Identifiability Matters: Revealing the Hidden Recoverable Condition in Unbiased Learning to Rank

TL;DR

This paper investigates the fundamental conditions for recovering true relevance in Unbiased Learning to Rank, revealing that dataset structure affects identifiability and proposing methods to restore it, thereby improving ranking performance.

Contribution

It introduces a graph connectivity criterion for relevance identifiability and proposes data modification techniques to ensure recoverability in ULTR models.

Findings

Identifiability depends on the connectivity of the IG graph.

Proposed methods effectively restore relevance recovery in experiments.

Theoretical insights improve understanding of bias in learning to rank.

Abstract

Unbiased Learning to Rank (ULTR) aims to train unbiased ranking models from biased click logs, by explicitly modeling a generation process for user behavior and fitting click data based on examination hypothesis.

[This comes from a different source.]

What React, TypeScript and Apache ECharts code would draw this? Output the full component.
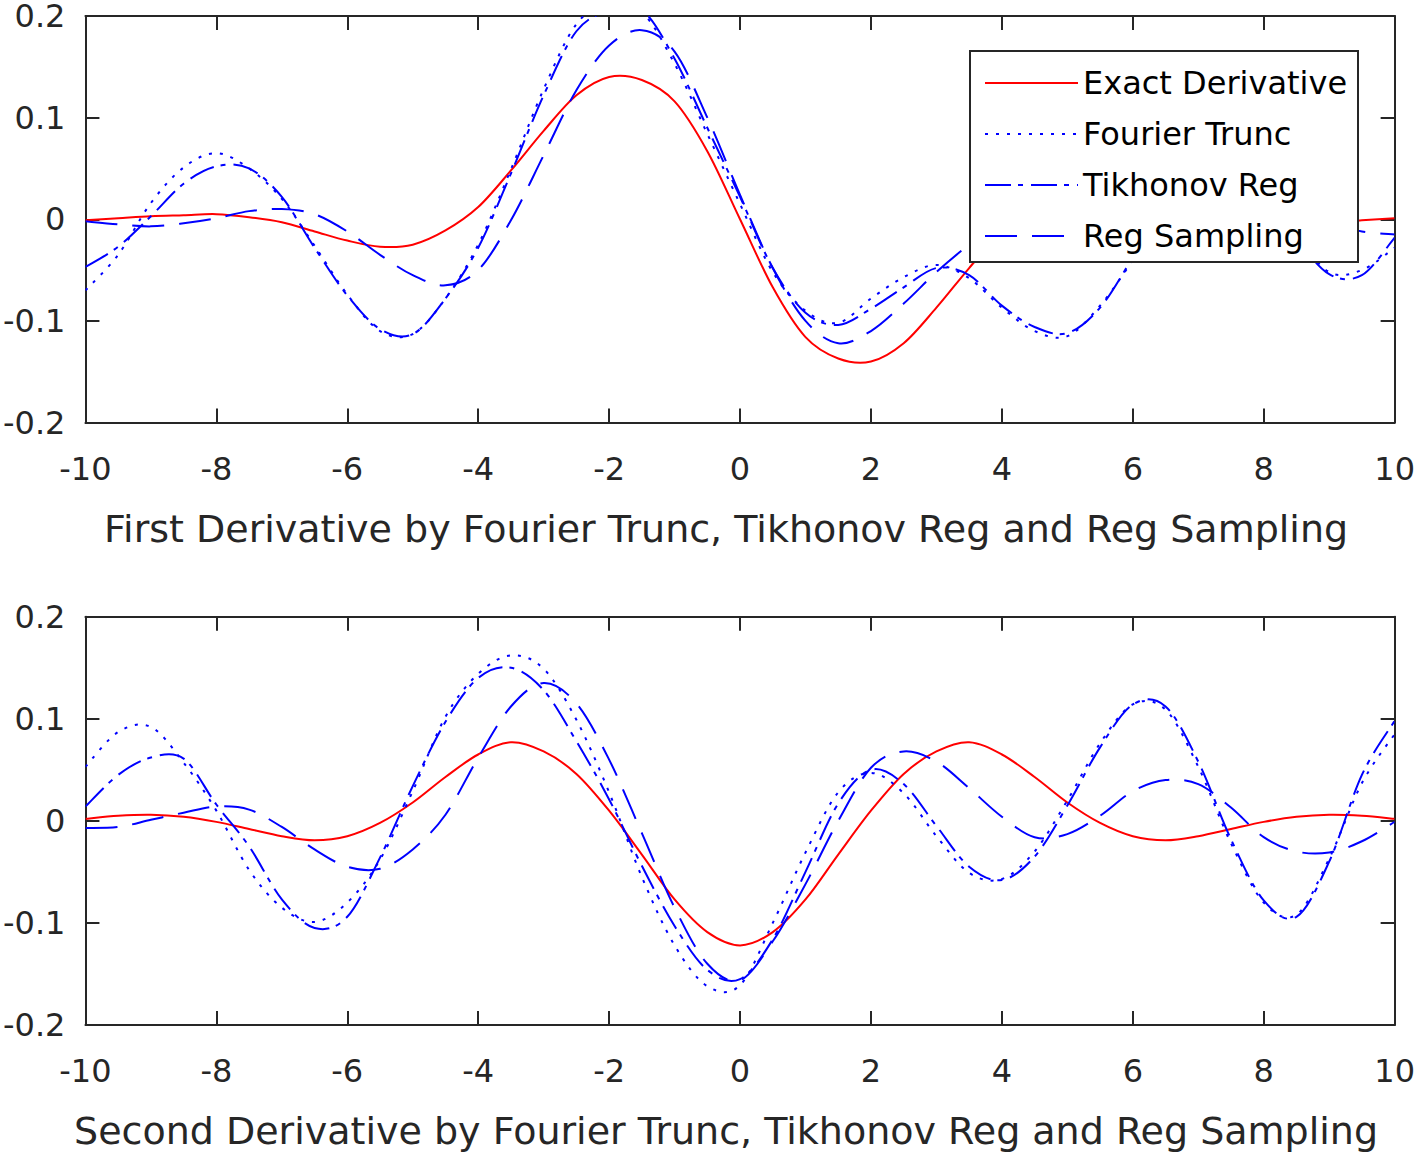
import React, { useEffect, useRef } from "react";
import * as echarts from "echarts";

const xs: number[] = [
  -10, -9.5, -9, -8.5, -8, -7.5, -7, -6.5, -6, -5.5, -5, -4.5, -4, -3.5, -3, -2.5, -2, -1.5, -1, -0.5, 0,
  0.5, 1, 1.5, 2, 2.5, 3, 3.5, 4, 4.5, 5, 5.5, 6, 6.5, 7, 7.5, 8, 8.5, 9, 9.5, 10,
];

const seriesNames = ["Exact Derivative", "Fourier Trunc", "Tikhonov Reg", "Reg Sampling"];
const xTicks = { min: -10, max: 10, step: 2 };
const yTicks = { min: -0.2, max: 0.2, step: 0.1 };
const title1 = "First Derivative by Fourier Trunc, Tikhonov Reg and Reg Sampling";
const title2 = "Second Derivative by Fourier Trunc, Tikhonov Reg and Reg Sampling";

// First derivative panel
const exact1: number[] = [
  -0.001, 0.001, 0.003, 0.004, 0.005, 0.002, -0.003, -0.012, -0.021, -0.027, -0.025, -0.011, 0.012, 0.048, 0.087, 0.122, 0.140, 0.137, 0.116, 0.067, 0,
  -0.067, -0.116, -0.137, -0.140, -0.122, -0.087, -0.048, -0.012, 0.011, 0.025, 0.027, 0.021, 0.012, 0.003, -0.002, -0.005, -0.004, -0.003, -0.001, 0.001,
];
const fourier1: number[] = [
  -0.070, -0.035, 0.016, 0.051, 0.065, 0.050, 0.020, -0.026, -0.074, -0.110, -0.113, -0.078, -0.025, 0.049, 0.128, 0.192, 0.212, 0.204, 0.153, 0.084, 0.015,
  -0.052, -0.090, -0.102, -0.078, -0.057, -0.045, -0.058, -0.087, -0.110, -0.115, -0.085, -0.040, 0.012, 0.048, 0.058, 0.035, -0.015, -0.052, -0.050, -0.028,
];
const tikhonov1: number[] = [
  -0.047, -0.027, 0.003, 0.035, 0.052, 0.050, 0.022, -0.028, -0.075, -0.108, -0.113, -0.078, -0.028, 0.045, 0.122, 0.185, 0.205, 0.206, 0.158, 0.090, 0.022,
  -0.048, -0.092, -0.104, -0.088, -0.067, -0.048, -0.055, -0.085, -0.106, -0.112, -0.087, -0.038, 0.010, 0.045, 0.055, 0.032, -0.018, -0.054, -0.055, -0.018,
];
const regSampling1: number[] = [
  -0.002, -0.005, -0.007, -0.004, 0.001, 0.008, 0.010, 0.005, -0.012, -0.035, -0.055, -0.065, -0.050, -0.001, 0.063, 0.127, 0.171, 0.186, 0.165, 0.100, 0.024,
  -0.048, -0.100, -0.122, -0.110, -0.083, -0.052, -0.025, -0.002, 0.012, 0.015, 0.010, 0.000, -0.008, -0.010, -0.006, 0.000, 0.003, -0.004, -0.012, -0.015,
];

// Second derivative panel
const exact2: number[] = [
  0.002, 0.005, 0.006, 0.004, -0.001, -0.008, -0.015, -0.019, -0.015, -0.002, 0.018, 0.043, 0.065, 0.077, 0.068, 0.046, 0.010, -0.033, -0.077, -0.109, -0.122,
  -0.109, -0.077, -0.033, 0.010, 0.046, 0.068, 0.077, 0.065, 0.043, 0.018, -0.002, -0.015, -0.019, -0.015, -0.008, -0.001, 0.004, 0.006, 0.005, 0.002,
];
const fourier2: number[] = [
  0.053, 0.087, 0.092, 0.057, 0.010, -0.048, -0.085, -0.099, -0.080, -0.038, 0.029, 0.102, 0.144, 0.162, 0.149, 0.099, 0.028, -0.055, -0.122, -0.162, -0.161,
  -0.100, -0.031, 0.028, 0.047, 0.027, -0.015, -0.051, -0.057, -0.030, 0.020, 0.076, 0.114, 0.109, 0.053, -0.022, -0.080, -0.092, -0.037, 0.037, 0.085,
];
const tikhonov2: number[] = [
  0.014, 0.045, 0.062, 0.061, 0.016, -0.025, -0.077, -0.105, -0.094, -0.036, 0.034, 0.097, 0.140, 0.150, 0.128, 0.078, 0.021, -0.044, -0.103, -0.146, -0.155,
  -0.116, -0.050, 0.017, 0.050, 0.036, -0.005, -0.045, -0.058, -0.035, 0.015, 0.072, 0.114, 0.112, 0.058, -0.018, -0.078, -0.094, -0.040, 0.045, 0.098,
];
const regSampling2: number[] = [
  -0.007, -0.006, 0.001, 0.008, 0.014, 0.011, -0.006, -0.028, -0.045, -0.047, -0.028, 0.006, 0.062, 0.112, 0.135, 0.115, 0.060, -0.012, -0.085, -0.140, -0.156,
  -0.118, -0.062, 0.000, 0.052, 0.068, 0.058, 0.032, 0.004, -0.016, -0.013, 0.005, 0.029, 0.040, 0.036, 0.013, -0.016, -0.030, -0.031, -0.020, -0.001,
];

const FONT = "DejaVu Sans";
const AXIS_COLOR = "#262626";

const lineStyles: any[] = [
  { color: "#ff0000", width: 2, type: "solid" },
  { color: "#0000ff", width: 2, type: [3, 8] },
  { color: "#0000ff", width: 2, type: [26, 7, 5, 8] },
  { color: "#0000ff", width: 2, type: [32, 15] },
];

function pairs(vals: number[]) {
  return xs.map((x, i) => [x, vals[i]]);
}

// Draw a whole series as one Catmull-Rom spline through the points given by the axes' scales.
function splineRenderer(style: any) {
  return (params: any, api: any) => {
    if (params.dataIndexInside !== 0) return null;
    const n = params.dataInsideLength;
    const pts: number[][] = [];
    for (let j = 0; j < n; j++) {
      pts.push(api.coord([api.value(0, j), api.value(1, j)]));
    }
    let d = `M${pts[0][0]},${pts[0][1]}`;
    for (let i = 0; i < n - 1; i++) {
      const p0 = pts[Math.max(0, i - 1)];
      const p1 = pts[i];
      const p2 = pts[i + 1];
      const p3 = pts[Math.min(n - 1, i + 2)];
      const c1x = p1[0] + (p2[0] - p0[0]) / 6;
      const c1y = p1[1] + (p2[1] - p0[1]) / 6;
      const c2x = p2[0] - (p3[0] - p1[0]) / 6;
      const c2y = p2[1] - (p3[1] - p1[1]) / 6;
      d += ` C${c1x},${c1y} ${c2x},${c2y} ${p2[0]},${p2[1]}`;
    }
    const cs = params.coordSys;
    return {
      type: "path",
      shape: { pathData: d },
      style: {
        fill: "none",
        stroke: style.color,
        lineWidth: style.width,
        lineDash: style.type === "solid" ? null : style.type,
      },
      clipPath: { type: "rect", shape: { x: cs.x, y: cs.y, width: cs.width, height: cs.height } },
    };
  };
}

function xAxisDef(gridIndex: number, position: "bottom" | "top", main: boolean, name?: string, nameGap?: number) {
  return {
    type: "value",
    gridIndex,
    position,
    min: xTicks.min,
    max: xTicks.max,
    interval: xTicks.step,
    axisLine: { show: true, onZero: false, lineStyle: { color: AXIS_COLOR, width: 2 } },
    axisTick: { show: true, inside: true, length: 14, lineStyle: { color: AXIS_COLOR, width: 2 } },
    axisLabel: { show: main, margin: 30, fontSize: 32, fontFamily: FONT, color: AXIS_COLOR },
    splitLine: { show: false },
    name: main ? name : "",
    nameLocation: "middle",
    nameGap: nameGap ?? 0,
    nameTextStyle: { fontSize: 38, fontFamily: FONT, color: AXIS_COLOR, padding: [0, 28, 0, 0] },
  };
}

function yAxisDef(gridIndex: number, position: "left" | "right", main: boolean) {
  return {
    type: "value",
    gridIndex,
    position,
    min: yTicks.min,
    max: yTicks.max,
    interval: yTicks.step,
    axisLine: { show: true, onZero: false, lineStyle: { color: AXIS_COLOR, width: 2 } },
    axisTick: { show: true, inside: true, length: 14, lineStyle: { color: AXIS_COLOR, width: 2 } },
    axisLabel: {
      show: main,
      margin: 20,
      fontSize: 32,
      lineHeight: 16,
      fontFamily: FONT,
      color: AXIS_COLOR,
      padding: [6, 0, 0, 0],
    },
    splitLine: { show: false },
  };
}

export default function App() {
  const ref = useRef<HTMLDivElement>(null);

  useEffect(() => {
    document.body.style.margin = "0";
    if (!ref.current) return;
    const chart = echarts.init(ref.current, null, { renderer: "svg" });

    const panel1 = [exact1, fourier1, tikhonov1, regSampling1];
    const panel2 = [exact2, fourier2, tikhonov2, regSampling2];

    const series: any[] = [];
    // Legend entries (line series carry the line styles shown in the legend)
    seriesNames.forEach((name, i) => {
      series.push({
        type: "line",
        name,
        xAxisIndex: 0,
        yAxisIndex: 0,
        data: [],
        symbol: "none",
        lineStyle: lineStyles[i],
        itemStyle: { color: lineStyles[i].color },
      });
    });
    panel1.forEach((vals, i) => {
      series.push({
        type: "custom",
        name: seriesNames[i] + " (first derivative)",
        xAxisIndex: 0,
        yAxisIndex: 0,
        data: pairs(vals),
        renderItem: splineRenderer(lineStyles[i]),
        z: 2,
      });
    });
    panel2.forEach((vals, i) => {
      series.push({
        type: "custom",
        name: seriesNames[i] + " (second derivative)",
        xAxisIndex: 2,
        yAxisIndex: 2,
        data: pairs(vals),
        renderItem: splineRenderer(lineStyles[i]),
        z: 2,
      });
    });

    chart.setOption({
      animation: false,
      backgroundColor: "#ffffff",
      grid: [
        { left: 83.5, top: 11.5, width: 1314, height: 411, containLabel: false },
        { left: 83.5, top: 616.7, width: 1314, height: 408.3, containLabel: false },
      ],
      xAxis: [
        xAxisDef(0, "bottom", true, title1, 87),
        xAxisDef(0, "top", false),
        xAxisDef(1, "bottom", true, title2, 87),
        xAxisDef(1, "top", false),
      ],
      yAxis: [
        yAxisDef(0, "left", true),
        yAxisDef(0, "right", false),
        yAxisDef(1, "left", true),
        yAxisDef(1, "right", false),
      ],
      graphic: [
        {
          type: "rect",
          z: 10,
          shape: { x: 970, y: 51, width: 388, height: 211 },
          style: { fill: "#ffffff", stroke: AXIS_COLOR, lineWidth: 2 },
        },
      ],
      legend: {
        data: seriesNames,
        orient: "vertical",
        left: 970,
        top: 51,
        padding: [12, 10, 6, 14],
        itemWidth: 93,
        itemHeight: 14,
        itemGap: 11,
        z: 20,
        selectedMode: false,
        itemStyle: { color: "rgba(0,0,0,0)", borderColor: "rgba(0,0,0,0)", borderWidth: 0 },
        textStyle: { fontSize: 32, lineHeight: 40, fontFamily: FONT, color: "#000000" },
      },
      series,
    });

    return () => {
      chart.dispose();
    };
  }, []);

  return <div ref={ref} style={{ width: 1418, height: 1155 }} />;
}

Previous research found empirically that the true latent relevance is mostly recoverable through click fitting. However, we demonstrate that this is not always achievable, resulting in a significant reduction in ranking performance. This research investigates the conditions under which relevance can be recovered from click data in the first principle. We initially characterize a ranking model as identifiable if it can recover the true relevance up to a scaling transformation, a criterion sufficient for the pairwise ranking objective. Subsequently, we investigate an equivalent condition for identifiability, articulated as a graph connectivity test problem: the recovery of relevance is feasible if and only if the identifiability graph (IG), derived from the underlying structure of the dataset, is connected. The presence of a disconnected IG may lead to degenerate cases and suboptimal ranking performance. To tackle this challenge, we introduce two methods, namely node intervention and node merging, designed to modify the dataset and restore the connectivity of the IG. Empirical results derived from a simulated dataset and two real-world LTR benchmark datasets not only validate our proposed theory but also demonstrate the effectiveness of our methods in alleviating data bias when the relevance model is unidentifiable.